One danger here is the thought, “Well, if the negative things I think about myself are just likely fantasies, then doesn’t that mean all the good things I think about myself are just as made up too? Isn’t that only fair?” There’s no rule that you can’t embrace, focus, expand and grow the functional ideas about yourself and starve focus from the “negative fictions” about yourself.
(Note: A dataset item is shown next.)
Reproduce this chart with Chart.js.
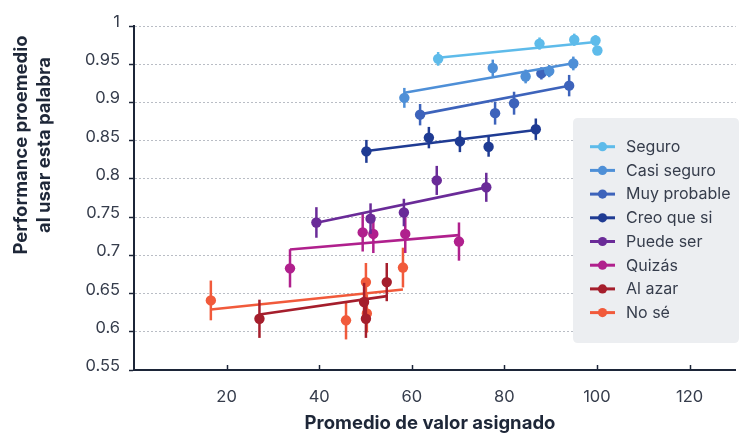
<!DOCTYPE html>
<html lang="es">
<head>
<meta charset="utf-8">
<title>Performance según palabra de confianza</title>
<script src="https://cdn.jsdelivr.net/npm/chart.js@4.4.1/dist/chart.umd.min.js"></script>
<style>
  html, body { margin: 0; padding: 0; background: #ffffff; }
  #wrap { width: 741px; height: 435px; position: relative; }
</style>
</head>
<body>
<div id="wrap"><canvas id="chart" width="741" height="435"></canvas></div>
<script>
// ---- Data ----
const seriesNames = ['Seguro', 'Casi seguro', 'Muy probable', 'Creo que si', 'Puede ser', 'Quizás', 'Al azar', 'No sé'];
const seriesColors = ['#5ebbea', '#4e8fd7', '#3d63bb', '#1f3b93', '#6a2b98', '#b0208d', '#a51e2c', '#f15a3b'];

const seguroX = [65.7, 87.6, 95.1, 99.7, 100.1];
const seguroY = [0.957, 0.977, 0.982, 0.981, 0.968];
const seguroErr = [0.009, 0.008, 0.008, 0.007, 0.006];
const seguroFitX = [65.7, 99.7];
const seguroFitY = [0.9585, 0.9791];

const casiSeguroX = [58.4, 77.5, 84.6, 89.7, 94.9];
const casiSeguroY = [0.906, 0.945, 0.934, 0.941, 0.951];
const casiSeguroErr = [0.013, 0.011, 0.009, 0.008, 0.009];
const casiSeguroFitX = [58.4, 94.9];
const casiSeguroFitY = [0.9127, 0.9512];

const muyProbableX = [61.8, 78.0, 82.1, 88.0, 94.0];
const muyProbableY = [0.884, 0.886, 0.899, 0.938, 0.922];
const muyProbableErr = [0.014, 0.015, 0.015, 0.008, 0.014];
const muyProbableFitX = [61.8, 94.0];
const muyProbableFitY = [0.8844, 0.9219];

const creoQueSiX = [50.2, 63.7, 70.4, 76.6, 86.8];
const creoQueSiY = [0.836, 0.854, 0.849, 0.842, 0.865];
const creoQueSiErr = [0.015, 0.014, 0.014, 0.013, 0.014];
const creoQueSiFitX = [50.2, 86.8];
const creoQueSiFitY = [0.8364, 0.8639];

const puedeSerX = [39.4, 51.1, 58.3, 65.4, 76.1];
const puedeSerY = [0.743, 0.748, 0.756, 0.798, 0.789];
const puedeSerErr = [0.020, 0.020, 0.018, 0.019, 0.019];
const puedeSerFitX = [39.4, 76.1];
const puedeSerFitY = [0.7425, 0.7889];

const quizasX = [33.7, 49.4, 51.7, 58.6, 70.2];
const quizasY = [0.683, 0.730, 0.728, 0.728, 0.718];
const quizasErr = [0.025, 0.025, 0.025, 0.025, 0.025];
const quizasFitX = [33.7, 70.2];
const quizasFitY = [0.7077, 0.7264];

const alAzarX = [27.1, 49.7, 50.1, 54.6];
const alAzarY = [0.617, 0.639, 0.617, 0.665];
const alAzarErr = [0.025, 0.025, 0.025, 0.025];
const alAzarFitX = [27.1, 54.6];
const alAzarFitY = [0.6226, 0.6466];

const noSeX = [16.6, 45.8, 50.1, 50.3, 58.1];
const noSeY = [0.641, 0.615, 0.665, 0.624, 0.684];
const noSeErr = [0.026, 0.025, 0.025, 0.025, 0.026];
const noSeFitX = [16.6, 58.1];
const noSeFitY = [0.6292, 0.6554];

const xTickValues = [20, 40, 60, 80, 100, 120];
const xTickLabels = ['20', '40', '60', '80', '100', '120'];
const yTickValues = [0.55, 0.6, 0.65, 0.7, 0.75, 0.8, 0.85, 0.9, 0.95, 1];
const yTickLabels = ['0.55', '0.6', '0.65', '0.7', '0.75', '0.8', '0.85', '0.9', '0.95', '1'];

const xTitle = 'Promedio de valor asignado';
const yTitleLines = ['Performance proemedio', 'al usar esta palabra'];

// ---- Build datasets ----
const groups = [
  [seguroX, seguroY, seguroErr, seguroFitX, seguroFitY],
  [casiSeguroX, casiSeguroY, casiSeguroErr, casiSeguroFitX, casiSeguroFitY],
  [muyProbableX, muyProbableY, muyProbableErr, muyProbableFitX, muyProbableFitY],
  [creoQueSiX, creoQueSiY, creoQueSiErr, creoQueSiFitX, creoQueSiFitY],
  [puedeSerX, puedeSerY, puedeSerErr, puedeSerFitX, puedeSerFitY],
  [quizasX, quizasY, quizasErr, quizasFitX, quizasFitY],
  [alAzarX, alAzarY, alAzarErr, alAzarFitX, alAzarFitY],
  [noSeX, noSeY, noSeErr, noSeFitX, noSeFitY]
];

const zip = (xs, ys) => xs.map((x, i) => ({ x: x, y: ys[i] }));

const datasets = [];
groups.forEach((g, k) => {
  const color = seriesColors[k];
  datasets.push({
    label: seriesNames[k] + ' (ajuste)',
    data: zip(g[3], g[4]),
    showLine: true,
    borderColor: color,
    borderWidth: 2.6,
    pointRadius: 0,
    pointHoverRadius: 0,
    fill: false
  });
  datasets.push({
    label: seriesNames[k],
    data: zip(g[0], g[1]),
    errors: g[2],
    showLine: false,
    backgroundColor: color,
    borderColor: color,
    borderWidth: 0,
    pointRadius: 5.2,
    pointHoverRadius: 5.2
  });
});

// ---- Plugins ----
const AXIS_COLOR = '#1c2538';
const TEXT_COLOR = '#363d4c';
const FONT = 'Inter, "Open Sans", sans-serif';

// vertical error bars, drawn just under each point set
const errorBars = {
  id: 'errorBars',
  beforeDatasetDraw(chart, args) {
    const ds = chart.data.datasets[args.index];
    if (!ds.errors) return;
    const ctx = chart.ctx, xs = chart.scales.x, ys = chart.scales.y;
    ctx.save();
    ctx.strokeStyle = ds.borderColor;
    ctx.lineWidth = 2.5;
    ds.data.forEach((p, i) => {
      const px = xs.getPixelForValue(p.x);
      ctx.beginPath();
      ctx.moveTo(px, ys.getPixelForValue(p.y - ds.errors[i]));
      ctx.lineTo(px, ys.getPixelForValue(p.y + ds.errors[i]));
      ctx.stroke();
    });
    ctx.restore();
  }
};

// inward tick marks on the x axis, axis titles and the legend panel
const decorations = {
  id: 'decorations',
  afterDraw(chart) {
    const ctx = chart.ctx, area = chart.chartArea, xs = chart.scales.x;
    ctx.save();

    // x tick marks pointing up into the plot
    ctx.strokeStyle = AXIS_COLOR;
    ctx.lineWidth = 1.5;
    xTickValues.forEach(v => {
      const px = Math.round(xs.getPixelForValue(v)) + 0.5;
      ctx.beginPath();
      ctx.moveTo(px, area.bottom);
      ctx.lineTo(px, area.bottom - 5);
      ctx.stroke();
    });

    // axis titles
    ctx.fillStyle = '#1e2738';
    ctx.font = 'bold 18.5px ' + FONT;
    ctx.textAlign = 'center';
    ctx.textBaseline = 'middle';
    ctx.fillText(xTitle, 430, 423);

    ctx.save();
    ctx.translate(33, 145);
    ctx.rotate(-Math.PI / 2);
    ctx.fillText(yTitleLines[0], 0, -11.5);
    ctx.fillText(yTitleLines[1], 0, 11.5);
    ctx.restore();

    // legend panel
    const bx = 573, by = 118, bw = 166, bh = 225, r = 5;
    ctx.fillStyle = '#eceef1';
    ctx.beginPath();
    ctx.moveTo(bx + r, by);
    ctx.lineTo(bx + bw - r, by);
    ctx.quadraticCurveTo(bx + bw, by, bx + bw, by + r);
    ctx.lineTo(bx + bw, by + bh - r);
    ctx.quadraticCurveTo(bx + bw, by + bh, bx + bw - r, by + bh);
    ctx.lineTo(bx + r, by + bh);
    ctx.quadraticCurveTo(bx, by + bh, bx, by + bh - r);
    ctx.lineTo(bx, by + r);
    ctx.quadraticCurveTo(bx, by, bx + r, by);
    ctx.closePath();
    ctx.fill();

    ctx.font = '16px ' + FONT;
    ctx.textAlign = 'left';
    ctx.textBaseline = 'middle';
    seriesNames.forEach((name, i) => {
      const y = 146.7 + i * 23.7;
      ctx.strokeStyle = seriesColors[i];
      ctx.lineWidth = 3;
      ctx.beginPath();
      ctx.moveTo(590, y);
      ctx.lineTo(615, y);
      ctx.stroke();
      ctx.fillStyle = seriesColors[i];
      ctx.beginPath();
      ctx.arc(602.5, y, 4.6, 0, Math.PI * 2);
      ctx.fill();
      ctx.fillStyle = TEXT_COLOR;
      ctx.fillText(name, 626, y + 0.5);
    });

    ctx.restore();
  }
};

// ---- Chart ----
new Chart(document.getElementById('chart'), {
  type: 'scatter',
  data: { datasets: datasets },
  plugins: [errorBars, decorations],
  options: {
    responsive: false,
    animation: false,
    devicePixelRatio: 1,
    layout: { padding: { top: 26, right: -5, bottom: 0, left: 0 } },
    plugins: {
      legend: { display: false },
      tooltip: { enabled: false },
      title: { display: false }
    },
    scales: {
      x: {
        type: 'linear',
        min: 0,
        max: 130,
        afterBuildTicks: s => { s.ticks = xTickValues.map(v => ({ value: v })); },
        afterFit: s => { s.height = 65; s.paddingLeft = 0; s.paddingRight = 0; },
        ticks: {
          callback: (v, i) => xTickLabels[i],
          padding: 17,
          color: TEXT_COLOR,
          font: { family: FONT, size: 16.5 },
          maxRotation: 0
        },
        grid: { display: false, drawTicks: false },
        border: { display: true, color: AXIS_COLOR, width: 2 }
      },
      y: {
        type: 'linear',
        min: 0.55,
        max: 1,
        afterBuildTicks: s => { s.ticks = yTickValues.map(v => ({ value: v })); },
        afterFit: s => { s.width = 134; },
        ticks: {
          callback: (v, i) => yTickLabels[i],
          padding: 9,
          labelOffset: -4,
          color: TEXT_COLOR,
          font: { family: FONT, size: 16.5 }
        },
        grid: {
          color: c => (c.tick && c.tick.value === 0.55) ? 'rgba(0,0,0,0)' : '#b9bdc5',
          lineWidth: 1,
          drawTicks: true,
          tickLength: 5,
          tickColor: AXIS_COLOR,
          tickWidth: 1.5,
          tickBorderDash: []
        },
        border: { display: true, color: AXIS_COLOR, width: 2, dash: [2, 2] }
      }
    }
  }
});
</script>
</body>
</html>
It’s not about what constitutes objective reality. There may be objective reality underneath your thoughts in a particular situation, and your thoughts might theoretically be a good map of that objective reality. However, you will never know this objective reality. The reason is, there are billions of potential pieces of data in your potential awareness in any situation, and you have no way to effectively process all of them simultaneously to get to the bottom of it. You will have certain grooves and biases that you employ to try to make sense of the world in a moment-to-moment way. Your evolved biology will bias and direct your attentional focus to novelty. Historically, this would help move the needle on your ability to find threats, food, mates, and so on. Your beliefs will also act as automatic attentional focus mechanisms. In this way, your beliefs will become a shorthand for your perception of reality or a type of “aftermarket instinct”. These “rules” are usually unconscious and fit very much into the “class seating paradigm”. A socially anxious person is more likely to view silence in a conversation as a signal or proof that the other person thinks they are boring or proof that they are unskilled at keeping a conversation going effectively. We can sidestep the fruitless search for an objective reality. Which phrase is true: “Look before you leap” or “She who hesitates is lost”? Maybe neither. But they both can’t be “true”, as they are opposite ideas. As we’ve talked about before, it is the context you are in which determines what might be a more optimal thought and idea. With high physical risk and low potential payoff, “Look before you leap” would be more optimal. However, with high potential payoff and low physical or other risk, “She who hesitates is lost” would be more optimal. Let go of finding objective reality and pursue instead the best subjective version of reality which is most functional for you in living your values and achieving your goals and dreams.